The impact of molecular radiation processes in water plasma on performance of water-vortex and hybridstabilized electric arcs

Abstract

Numerical investigation of radiation properties in the worldwide unique type of thermal plasma generator with water vortex stabilization (Gerdien arc) and combined stabilization of arc by argon (Ar) flow and water vortex (the so called hybrid arc) has been carried out. A twodimensional axisymmetric numerical model describes the region between the inlet and outlet nozzles in the arc discharge chamber. It is assumed that plasma flow is steady, laminar, compressible and in the state of local thermodynamic equilibrium. The governing equations are solved numerically by the Finite Volume Method.
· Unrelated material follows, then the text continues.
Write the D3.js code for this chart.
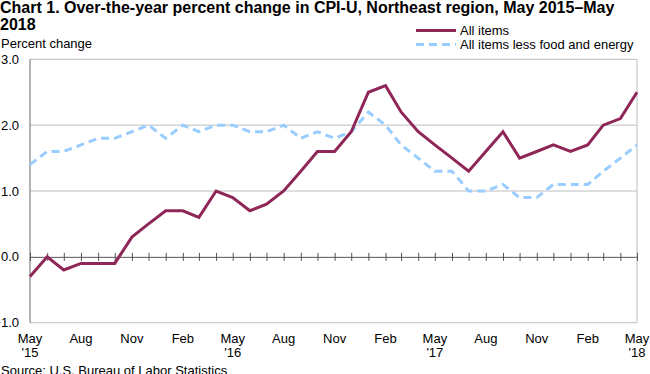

Here we study the contribution of water molecular species and of ∼ 3 500 newly-included Ar lines on radiation transport within the discharge region of water and hybrid arcs. Radiation loss from the arc is calculated by the partial characteristics method for atmospheric pressure water and argon-water discharges. In contrast to our previously published results, band spectra of H2, O2, OH molecules and re-calculated Ar line spectrum have been included in the partial characteristics. Results carried out for 150–600 A and for Ar mass flow rates of 7.5–27.5 slm proved that reabsorption in water plasma increases of about 3.5% for all currents but decreases remarkably in the hybrid plasma. For a given current and increasing mass flow rate of Ar reabsorption decreases. Comparison between present calculation and available experiments shows good agreement.